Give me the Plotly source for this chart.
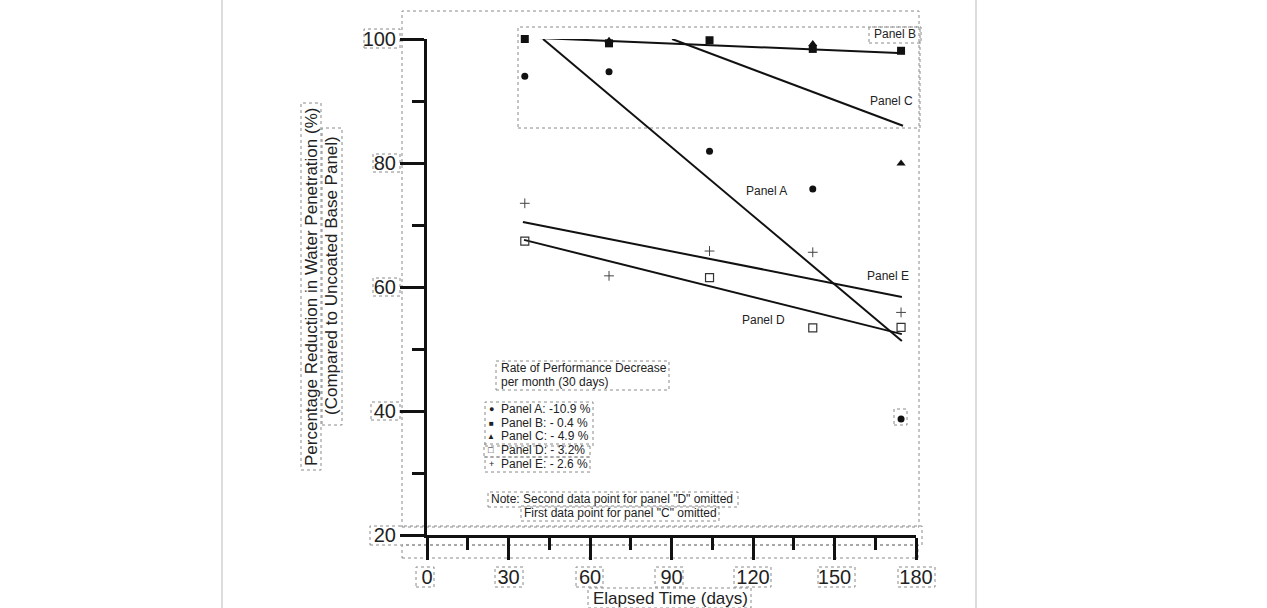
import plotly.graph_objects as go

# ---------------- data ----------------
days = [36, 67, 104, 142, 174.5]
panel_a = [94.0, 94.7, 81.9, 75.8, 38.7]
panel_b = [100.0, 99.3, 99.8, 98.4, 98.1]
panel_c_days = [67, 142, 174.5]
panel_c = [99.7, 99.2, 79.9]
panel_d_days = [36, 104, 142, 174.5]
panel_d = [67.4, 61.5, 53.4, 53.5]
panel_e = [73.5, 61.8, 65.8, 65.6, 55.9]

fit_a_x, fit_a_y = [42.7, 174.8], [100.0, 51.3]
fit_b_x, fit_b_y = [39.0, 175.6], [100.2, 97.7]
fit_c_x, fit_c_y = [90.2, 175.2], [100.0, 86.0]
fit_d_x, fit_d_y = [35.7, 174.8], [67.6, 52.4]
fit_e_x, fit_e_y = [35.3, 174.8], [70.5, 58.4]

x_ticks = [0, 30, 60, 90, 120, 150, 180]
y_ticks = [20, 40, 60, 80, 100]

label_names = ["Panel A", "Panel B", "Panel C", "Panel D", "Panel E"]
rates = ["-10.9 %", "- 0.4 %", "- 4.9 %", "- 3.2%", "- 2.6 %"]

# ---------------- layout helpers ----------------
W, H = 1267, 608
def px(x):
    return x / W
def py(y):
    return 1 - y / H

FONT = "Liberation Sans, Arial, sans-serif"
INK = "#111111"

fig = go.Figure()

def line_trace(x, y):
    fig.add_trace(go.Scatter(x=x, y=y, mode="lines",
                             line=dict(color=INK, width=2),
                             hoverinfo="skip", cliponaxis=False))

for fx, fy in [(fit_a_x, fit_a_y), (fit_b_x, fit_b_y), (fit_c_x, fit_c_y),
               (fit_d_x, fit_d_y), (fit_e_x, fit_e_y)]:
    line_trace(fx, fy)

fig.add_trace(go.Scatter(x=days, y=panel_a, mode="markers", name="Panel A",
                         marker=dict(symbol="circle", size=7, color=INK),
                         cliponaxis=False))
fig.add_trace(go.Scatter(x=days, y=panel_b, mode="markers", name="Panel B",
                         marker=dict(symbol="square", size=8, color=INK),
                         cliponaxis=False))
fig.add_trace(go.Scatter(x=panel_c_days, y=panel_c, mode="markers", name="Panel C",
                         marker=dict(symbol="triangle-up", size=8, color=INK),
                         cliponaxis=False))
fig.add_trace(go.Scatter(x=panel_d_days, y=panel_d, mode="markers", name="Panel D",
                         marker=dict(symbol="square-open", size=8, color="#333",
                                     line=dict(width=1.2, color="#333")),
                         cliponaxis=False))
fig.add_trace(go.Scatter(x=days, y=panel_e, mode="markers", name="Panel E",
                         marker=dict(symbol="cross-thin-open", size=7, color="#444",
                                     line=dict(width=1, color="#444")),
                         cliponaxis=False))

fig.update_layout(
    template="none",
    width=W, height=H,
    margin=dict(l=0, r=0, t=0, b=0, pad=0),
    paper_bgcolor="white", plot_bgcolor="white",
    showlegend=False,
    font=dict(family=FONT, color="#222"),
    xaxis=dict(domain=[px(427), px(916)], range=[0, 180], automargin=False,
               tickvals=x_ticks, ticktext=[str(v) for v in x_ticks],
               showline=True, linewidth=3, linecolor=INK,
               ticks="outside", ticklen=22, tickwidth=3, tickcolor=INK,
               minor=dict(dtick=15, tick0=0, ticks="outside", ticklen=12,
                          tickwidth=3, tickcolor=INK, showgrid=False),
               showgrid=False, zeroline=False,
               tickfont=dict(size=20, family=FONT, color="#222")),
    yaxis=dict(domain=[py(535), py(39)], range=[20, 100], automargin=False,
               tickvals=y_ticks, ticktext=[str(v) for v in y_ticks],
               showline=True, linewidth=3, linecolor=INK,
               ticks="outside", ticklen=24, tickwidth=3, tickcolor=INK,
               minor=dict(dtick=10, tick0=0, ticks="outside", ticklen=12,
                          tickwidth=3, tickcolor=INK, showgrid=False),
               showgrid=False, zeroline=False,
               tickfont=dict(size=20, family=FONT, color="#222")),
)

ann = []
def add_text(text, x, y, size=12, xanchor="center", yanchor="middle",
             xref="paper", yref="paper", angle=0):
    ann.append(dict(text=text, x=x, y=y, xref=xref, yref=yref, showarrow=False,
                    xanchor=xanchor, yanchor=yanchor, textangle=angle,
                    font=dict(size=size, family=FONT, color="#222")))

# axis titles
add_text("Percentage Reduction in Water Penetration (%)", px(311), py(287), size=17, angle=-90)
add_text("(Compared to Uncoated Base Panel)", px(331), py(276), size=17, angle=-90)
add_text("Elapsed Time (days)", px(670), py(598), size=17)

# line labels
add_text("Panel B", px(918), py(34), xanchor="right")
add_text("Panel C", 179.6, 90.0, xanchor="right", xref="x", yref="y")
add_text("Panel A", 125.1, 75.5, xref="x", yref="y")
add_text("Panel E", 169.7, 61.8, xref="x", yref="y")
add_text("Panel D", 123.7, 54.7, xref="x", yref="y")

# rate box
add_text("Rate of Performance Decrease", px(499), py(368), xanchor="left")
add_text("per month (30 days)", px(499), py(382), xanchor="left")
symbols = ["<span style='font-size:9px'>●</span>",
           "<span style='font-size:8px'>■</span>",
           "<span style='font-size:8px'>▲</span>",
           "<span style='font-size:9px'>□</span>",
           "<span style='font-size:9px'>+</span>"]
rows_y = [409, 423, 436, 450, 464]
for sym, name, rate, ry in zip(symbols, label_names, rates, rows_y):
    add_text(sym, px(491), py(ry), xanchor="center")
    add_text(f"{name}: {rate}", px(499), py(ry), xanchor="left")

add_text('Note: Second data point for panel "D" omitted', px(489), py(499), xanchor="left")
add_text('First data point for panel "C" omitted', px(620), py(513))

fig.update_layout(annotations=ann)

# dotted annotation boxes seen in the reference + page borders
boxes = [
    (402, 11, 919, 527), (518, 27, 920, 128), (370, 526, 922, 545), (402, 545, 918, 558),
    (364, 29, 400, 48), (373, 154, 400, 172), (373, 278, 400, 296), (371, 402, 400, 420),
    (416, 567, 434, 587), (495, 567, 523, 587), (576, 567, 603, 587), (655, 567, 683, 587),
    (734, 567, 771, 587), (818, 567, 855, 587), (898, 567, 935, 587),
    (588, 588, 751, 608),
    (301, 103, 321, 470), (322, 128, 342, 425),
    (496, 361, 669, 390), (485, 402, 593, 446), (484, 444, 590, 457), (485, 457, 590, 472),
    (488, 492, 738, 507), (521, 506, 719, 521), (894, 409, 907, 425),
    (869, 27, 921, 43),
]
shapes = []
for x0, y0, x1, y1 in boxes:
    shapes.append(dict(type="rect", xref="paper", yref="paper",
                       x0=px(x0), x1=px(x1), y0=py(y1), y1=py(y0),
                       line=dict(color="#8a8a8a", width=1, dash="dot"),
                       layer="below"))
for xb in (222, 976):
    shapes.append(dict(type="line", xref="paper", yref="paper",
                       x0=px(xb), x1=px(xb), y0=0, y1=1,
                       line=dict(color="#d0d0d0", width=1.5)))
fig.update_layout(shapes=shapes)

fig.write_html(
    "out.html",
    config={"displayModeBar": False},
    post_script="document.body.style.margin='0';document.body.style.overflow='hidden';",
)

## Task objective
Exactly reproduce the run of lines from the start of the listing through the line with "import plotly.graph_objects as go", inclusive; pictures are not copied.

## Solution for this exercise
Give me the Plotly source for this chart.
import plotly.graph_objects as go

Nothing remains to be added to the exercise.